Code that draws figures

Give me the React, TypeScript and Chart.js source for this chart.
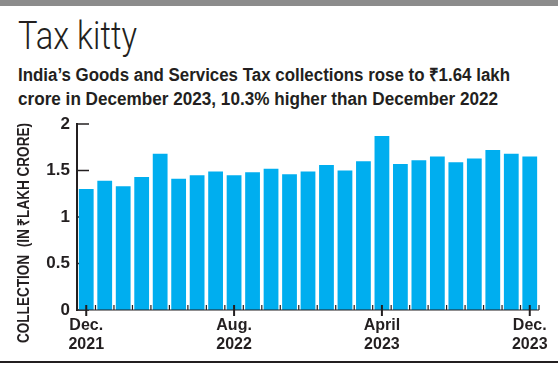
import React, { useEffect, useRef } from "react";
import { Chart, registerables } from "chart.js";

Chart.register(...registerables);

const months = [
  "Dec. 2021", "Jan. 2022", "Feb. 2022", "Mar. 2022", "Apr. 2022", "May 2022", "Jun. 2022", "Jul. 2022",
  "Aug. 2022", "Sep. 2022", "Oct. 2022", "Nov. 2022", "Dec. 2022", "Jan. 2023", "Feb. 2023", "Mar. 2023",
  "Apr. 2023", "May 2023", "Jun. 2023", "Jul. 2023", "Aug. 2023", "Sep. 2023", "Oct. 2023", "Nov. 2023", "Dec. 2023",
];
const collections = [
  1.30, 1.39, 1.33, 1.43, 1.68, 1.41, 1.45, 1.49, 1.45, 1.48, 1.52, 1.46, 1.49, 1.56, 1.50, 1.60,
  1.87, 1.57, 1.61, 1.65, 1.59, 1.63, 1.72, 1.68, 1.65,
];
const tickLabels: Record<number, string[]> = {
  0: ["Dec.", "2021"],
  8: ["Aug.", "2022"],
  16: ["April", "2023"],
  24: ["Dec.", "2023"],
};
const yTicks = [0, 0.5, 1, 1.5, 2];
const yTitle = "COLLECTION  (IN ₹LAKH CRORE)";

const INK = "#231f20";
const BAR = "#00aeef";
const FONT = "'Liberation Sans', Arial, sans-serif";

const axisPlugin = {
  id: "customAxes",
  beforeDatasetsDraw(chart: any) {
    const { ctx } = chart;
    const y = chart.scales.y;
    const left = chart.chartArea.left;
    ctx.save();
    ctx.strokeStyle = INK;
    ctx.lineWidth = 1.5;
    yTicks.forEach((v) => {
      const py = y.getPixelForValue(v);
      ctx.beginPath();
      ctx.moveTo(left, py);
      ctx.lineTo(left + 12, py);
      ctx.stroke();
    });
    ctx.restore();
  },
  afterDatasetsDraw(chart: any) {
    const { ctx } = chart;
    const x = chart.scales.x;
    const y = chart.scales.y;
    const { left, right } = chart.chartArea;
    const base = y.getPixelForValue(0);
    const top = y.getPixelForValue(2);
    ctx.save();
    ctx.strokeStyle = INK;
    ctx.lineWidth = 2;
    ctx.beginPath();
    ctx.moveTo(left, top - 1);
    ctx.lineTo(left, base + 1);
    ctx.stroke();
    ctx.lineWidth = 1.2;
    ctx.beginPath();
    ctx.moveTo(left, base);
    ctx.lineTo(right, base);
    ctx.stroke();
    const step = x.getPixelForValue(1) - x.getPixelForValue(0);
    for (let i = 0; i <= months.length; i++) {
      const px = x.getPixelForValue(i) - step / 2;
      ctx.beginPath();
      ctx.moveTo(px, base);
      ctx.lineTo(px, base - 5);
      ctx.stroke();
    }
    ctx.lineWidth = 2;
    Object.keys(tickLabels).forEach((k) => {
      const px = x.getPixelForValue(Number(k));
      ctx.beginPath();
      ctx.moveTo(px, base - 5);
      ctx.lineTo(px, base + 6);
      ctx.stroke();
    });
    // rotated y-axis title
    ctx.translate(25, 233);
    ctx.rotate(-Math.PI / 2);
    ctx.fillStyle = INK;
    ctx.font = `bold 16px ${FONT}`;
    ctx.textAlign = "center";
    ctx.textBaseline = "middle";
    const w = ctx.measureText(yTitle).width;
    const sx = 220 / w;
    ctx.scale(sx, 1);
    ctx.fillText(yTitle, 0, 0);
    ctx.restore();
  },
};

export default function App() {
  const ref = useRef<HTMLCanvasElement>(null);
  const titleRef = useRef<HTMLDivElement>(null);
  const l1Ref = useRef<HTMLSpanElement>(null);
  const l2Ref = useRef<HTMLSpanElement>(null);
  useEffect(() => {
    document.body.style.margin = "0";
    const fit = (el: HTMLElement | null, target: number) => {
      if (!el) return;
      const w = el.getBoundingClientRect().width;
      if (w > 0) el.style.transform = `scaleX(${target / w})`;
    };
    fit(titleRef.current, 119);
    fit(l1Ref.current, 492);
    fit(l2Ref.current, 480);

    const chart = new Chart(ref.current!, {
      type: "bar",
      data: {
        labels: months,
        datasets: [
          {
            data: collections,
            backgroundColor: BAR,
            barPercentage: 0.8,
            categoryPercentage: 1.0,
          },
        ],
      },
      options: {
        animation: false,
        responsive: false,
        layout: { autoPadding: false, padding: { top: 124, right: 19, left: 0, bottom: 0 } },
        plugins: { legend: { display: false }, tooltip: { enabled: false } },
        scales: {
          x: {
            grid: { display: false, drawTicks: false },
            border: { display: false },
            afterFit: (s: any) => {
              s.height = 58;
            },
            ticks: {
              autoSkip: false,
              maxRotation: 0,
              minRotation: 0,
              padding: 6,
              color: INK,
              font: { family: FONT, size: 16, weight: "bold", lineHeight: 1.2 },
              callback: (_v: any, i: number) => tickLabels[i] || "",
            },
          },
          y: {
            min: 0,
            max: 2,
            grid: { display: false, drawTicks: false },
            border: { display: false },
            afterFit: (s: any) => {
              s.width = 77;
            },
            afterBuildTicks: (s: any) => {
              s.ticks = yTicks.map((v) => ({ value: v }));
            },
            ticks: {
              padding: 7,
              color: INK,
              font: { family: FONT, size: 17, weight: "bold" },
              callback: (v: any) => String(v),
            },
          },
        },
      },
      plugins: [axisPlugin],
    });
    return () => chart.destroy();
  }, []);

  const lineStyle: React.CSSProperties = {
    display: "inline-block",
    transformOrigin: "left top",
    whiteSpace: "nowrap",
  };

  return (
    <div style={{ position: "relative", width: 558, height: 368, background: "#fff", overflow: "hidden" }}>
      <div style={{ position: "absolute", left: 0, top: 0, width: 558, height: 6, background: "#8c8c8c" }} />
      <div
        ref={titleRef}
        style={{
          position: "absolute",
          left: 18,
          top: 12,
          fontFamily: "Roboto, sans-serif",
          fontWeight: 300,
          fontSize: 39,
          color: INK,
          lineHeight: "48px",
          whiteSpace: "nowrap",
          transformOrigin: "left top",
        }}
      >
        Tax kitty
      </div>
      <div
        style={{
          position: "absolute",
          left: 18,
          top: 63,
          fontFamily: FONT,
          fontWeight: 700,
          fontSize: 18,
          color: INK,
          lineHeight: "24px",
        }}
      >
        <span ref={l1Ref} style={lineStyle}>India’s Goods and Services Tax collections rose to ₹1.64 lakh</span>
        <br />
        <span ref={l2Ref} style={lineStyle}>crore in December 2023, 10.3% higher than December 2022</span>
      </div>
      <canvas ref={ref} width={558} height={368} style={{ position: "absolute", left: 0, top: 0 }} />
      <div style={{ position: "absolute", left: 0, top: 361, width: 558, height: 2, background: INK }} />
    </div>
  );
}
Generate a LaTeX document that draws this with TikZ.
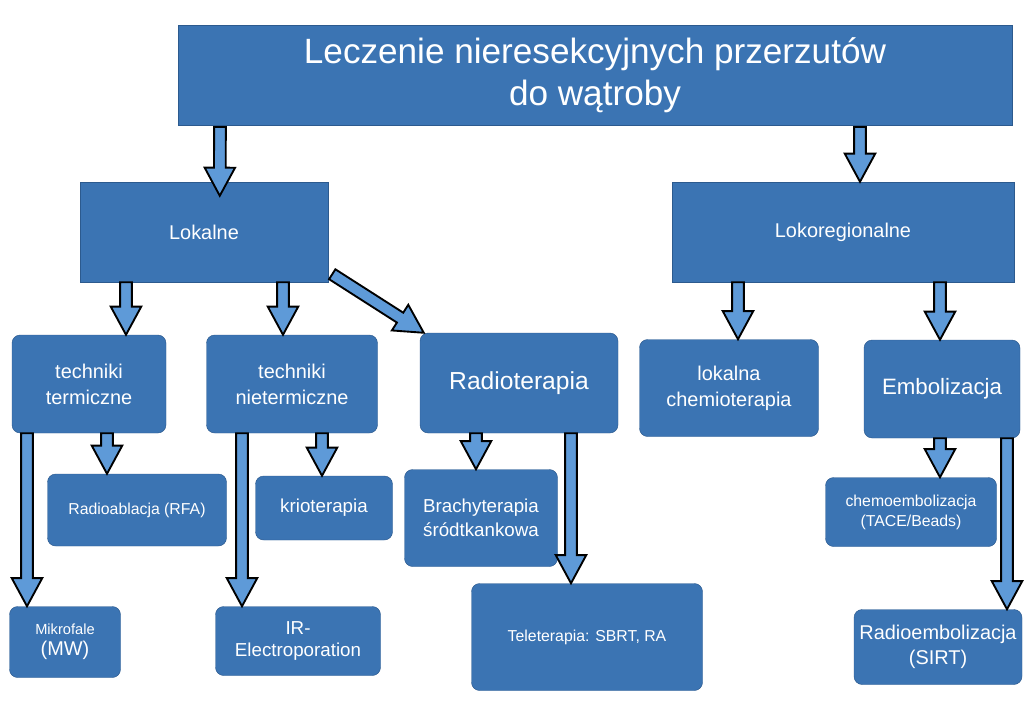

Requirement:
Quote the listing above in full, except for the pictures.

Written solution:
Give me the React, TypeScript and Chart.js source for this chart.
import React, { useEffect, useRef } from "react";
import { Chart, registerables } from "chart.js";

Chart.register(...registerables);

const months = [
  "Dec. 2021", "Jan. 2022", "Feb. 2022", "Mar. 2022", "Apr. 2022", "May 2022", "Jun. 2022", "Jul. 2022",
  "Aug. 2022", "Sep. 2022", "Oct. 2022", "Nov. 2022", "Dec. 2022", "Jan. 2023", "Feb. 2023", "Mar. 2023",
  "Apr. 2023", "May 2023", "Jun. 2023", "Jul. 2023", "Aug. 2023", "Sep. 2023", "Oct. 2023", "Nov. 2023", "Dec. 2023",
];
const collections = [
  1.30, 1.39, 1.33, 1.43, 1.68, 1.41, 1.45, 1.49, 1.45, 1.48, 1.52, 1.46, 1.49, 1.56, 1.50, 1.60,
  1.87, 1.57, 1.61, 1.65, 1.59, 1.63, 1.72, 1.68, 1.65,
];
const tickLabels: Record<number, string[]> = {
  0: ["Dec.", "2021"],
  8: ["Aug.", "2022"],
  16: ["April", "2023"],
  24: ["Dec.", "2023"],
};
const yTicks = [0, 0.5, 1, 1.5, 2];
const yTitle = "COLLECTION  (IN ₹LAKH CRORE)";

const INK = "#231f20";
const BAR = "#00aeef";
const FONT = "'Liberation Sans', Arial, sans-serif";

const axisPlugin = {
  id: "customAxes",
  beforeDatasetsDraw(chart: any) {
    const { ctx } = chart;
    const y = chart.scales.y;
    const left = chart.chartArea.left;
    ctx.save();
    ctx.strokeStyle = INK;
    ctx.lineWidth = 1.5;
    yTicks.forEach((v) => {
      const py = y.getPixelForValue(v);
      ctx.beginPath();
      ctx.moveTo(left, py);
      ctx.lineTo(left + 12, py);
      ctx.stroke();
    });
    ctx.restore();
  },
  afterDatasetsDraw(chart: any) {
    const { ctx } = chart;
    const x = chart.scales.x;
    const y = chart.scales.y;
    const { left, right } = chart.chartArea;
    const base = y.getPixelForValue(0);
    const top = y.getPixelForValue(2);
    ctx.save();
    ctx.strokeStyle = INK;
    ctx.lineWidth = 2;
    ctx.beginPath();
    ctx.moveTo(left, top - 1);
    ctx.lineTo(left, base + 1);
    ctx.stroke();
    ctx.lineWidth = 1.2;
    ctx.beginPath();
    ctx.moveTo(left, base);
    ctx.lineTo(right, base);
    ctx.stroke();
    const step = x.getPixelForValue(1) - x.getPixelForValue(0);
    for (let i = 0; i <= months.length; i++) {
      const px = x.getPixelForValue(i) - step / 2;
      ctx.beginPath();
      ctx.moveTo(px, base);
      ctx.lineTo(px, base - 5);
      ctx.stroke();
    }
    ctx.lineWidth = 2;
    Object.keys(tickLabels).forEach((k) => {
      const px = x.getPixelForValue(Number(k));
      ctx.beginPath();
      ctx.moveTo(px, base - 5);
      ctx.lineTo(px, base + 6);
      ctx.stroke();
    });
    // rotated y-axis title
    ctx.translate(25, 233);
    ctx.rotate(-Math.PI / 2);
    ctx.fillStyle = INK;
    ctx.font = `bold 16px ${FONT}`;
    ctx.textAlign = "center";
    ctx.textBaseline = "middle";
    const w = ctx.measureText(yTitle).width;
    const sx = 220 / w;
    ctx.scale(sx, 1);
    ctx.fillText(yTitle, 0, 0);
    ctx.restore();
  },
};

export default function App() {
  const ref = useRef<HTMLCanvasElement>(null);
  const titleRef = useRef<HTMLDivElement>(null);
  const l1Ref = useRef<HTMLSpanElement>(null);
  const l2Ref = useRef<HTMLSpanElement>(null);
  useEffect(() => {
    document.body.style.margin = "0";
    const fit = (el: HTMLElement | null, target: number) => {
      if (!el) return;
      const w = el.getBoundingClientRect().width;
      if (w > 0) el.style.transform = `scaleX(${target / w})`;
    };
    fit(titleRef.current, 119);
    fit(l1Ref.current, 492);
    fit(l2Ref.current, 480);

    const chart = new Chart(ref.current!, {
      type: "bar",
      data: {
        labels: months,
        datasets: [
          {
            data: collections,
            backgroundColor: BAR,
            barPercentage: 0.8,
            categoryPercentage: 1.0,
          },
        ],
      },
      options: {
        animation: false,
        responsive: false,
        layout: { autoPadding: false, padding: { top: 124, right: 19, left: 0, bottom: 0 } },
        plugins: { legend: { display: false }, tooltip: { enabled: false } },
        scales: {
          x: {
            grid: { display: false, drawTicks: false },
            border: { display: false },
            afterFit: (s: any) => {
              s.height = 58;
            },
            ticks: {
              autoSkip: false,
              maxRotation: 0,
              minRotation: 0,
              padding: 6,
              color: INK,
              font: { family: FONT, size: 16, weight: "bold", lineHeight: 1.2 },
              callback: (_v: any, i: number) => tickLabels[i] || "",
            },
          },
          y: {
            min: 0,
            max: 2,
            grid: { display: false, drawTicks: false },
            border: { display: false },
            afterFit: (s: any) => {
              s.width = 77;
            },
            afterBuildTicks: (s: any) => {
              s.ticks = yTicks.map((v) => ({ value: v }));
            },
            ticks: {
              padding: 7,
              color: INK,
              font: { family: FONT, size: 17, weight: "bold" },
              callback: (v: any) => String(v),
            },
          },
        },
      },
      plugins: [axisPlugin],
    });
    return () => chart.destroy();
  }, []);

  const lineStyle: React.CSSProperties = {
    display: "inline-block",
    transformOrigin: "left top",
    whiteSpace: "nowrap",
  };

  return (
    <div style={{ position: "relative", width: 558, height: 368, background: "#fff", overflow: "hidden" }}>
      <div style={{ position: "absolute", left: 0, top: 0, width: 558, height: 6, background: "#8c8c8c" }} />
      <div
        ref={titleRef}
        style={{
          position: "absolute",
          left: 18,
          top: 12,
          fontFamily: "Roboto, sans-serif",
          fontWeight: 300,
          fontSize: 39,
          color: INK,
          lineHeight: "48px",
          whiteSpace: "nowrap",
          transformOrigin: "left top",
        }}
      >
        Tax kitty
      </div>
      <div
        style={{
          position: "absolute",
          left: 18,
          top: 63,
          fontFamily: FONT,
          fontWeight: 700,
          fontSize: 18,
          color: INK,
          lineHeight: "24px",
        }}
      >
        <span ref={l1Ref} style={lineStyle}>India’s Goods and Services Tax collections rose to ₹1.64 lakh</span>
        <br />
        <span ref={l2Ref} style={lineStyle}>crore in December 2023, 10.3% higher than December 2022</span>
      </div>
      <canvas ref={ref} width={558} height={368} style={{ position: "absolute", left: 0, top: 0 }} />
      <div style={{ position: "absolute", left: 0, top: 361, width: 558, height: 2, background: INK }} />
    </div>
  );
}
Generate a LaTeX document that draws this with TikZ.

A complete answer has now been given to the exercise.